Anaconda Pintler said:


> -/O_- -/O_- -/O_- -/O_- -/O_- funny indeed Tex but them Widows are not exactly light! You want lightwieght 64" of Osage no laminations no fiberglass backing no epoxy just the good stuff wood and more wood! You can never have to much wood! :mrgreen:


Ya buddy!

Wood is good! Especially when it's got a sharp piece of steel on one end, barred turkey feathers on the other end, and pink foamy blood all over it! :twisted:

Sorry to hijack your thread Curly, we's just funnin around.


----------



## Riverrat77 (Sep 7, 2007)

Our tech guy here Mr. Wilde got to mess with the Hoyt stuff at the sales meeting on Monday.... says its some dang sweet stuff for this year. Says its been a while since he's been excited about a new "hunting" bow since he's mostly a target guy but this years Alpha Max has him all wound up.

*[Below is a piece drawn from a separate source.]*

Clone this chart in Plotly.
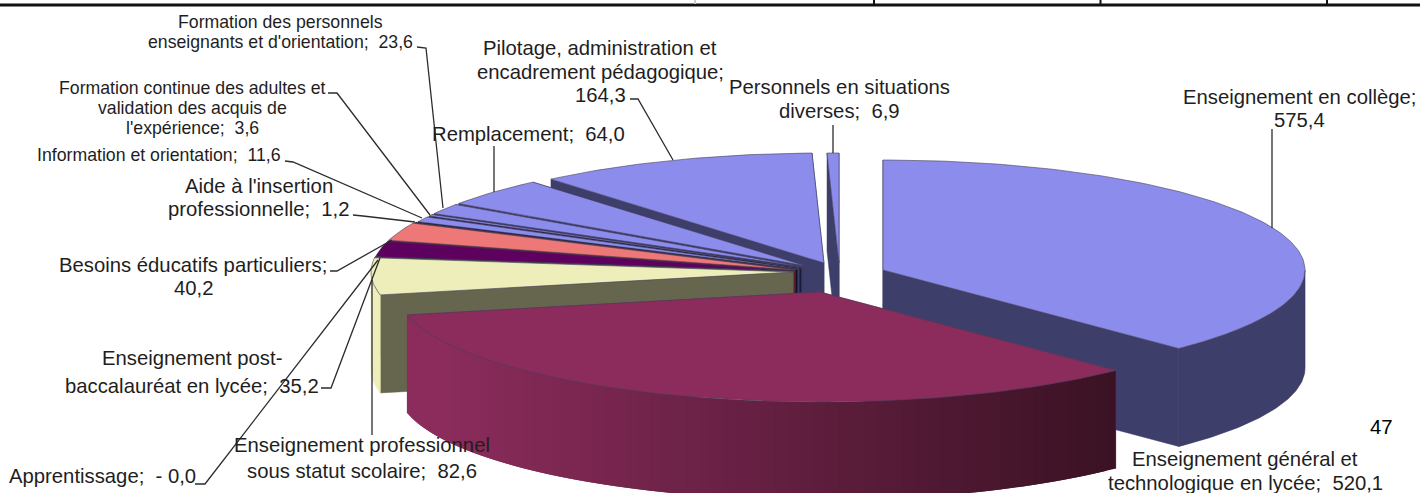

I can't wait to order one.... 8)


----------



## EPEK (Sep 11, 2007)

Ditto on the alpha max, I shot one last night and it was so smooth I could go to a 30" draw length. Yeah, my kinetic energy just went up, I just have to use the back of my back pack as my new anchor point. But seriously, this is the smoothest, best 'holding' bow I have ever shot.


----------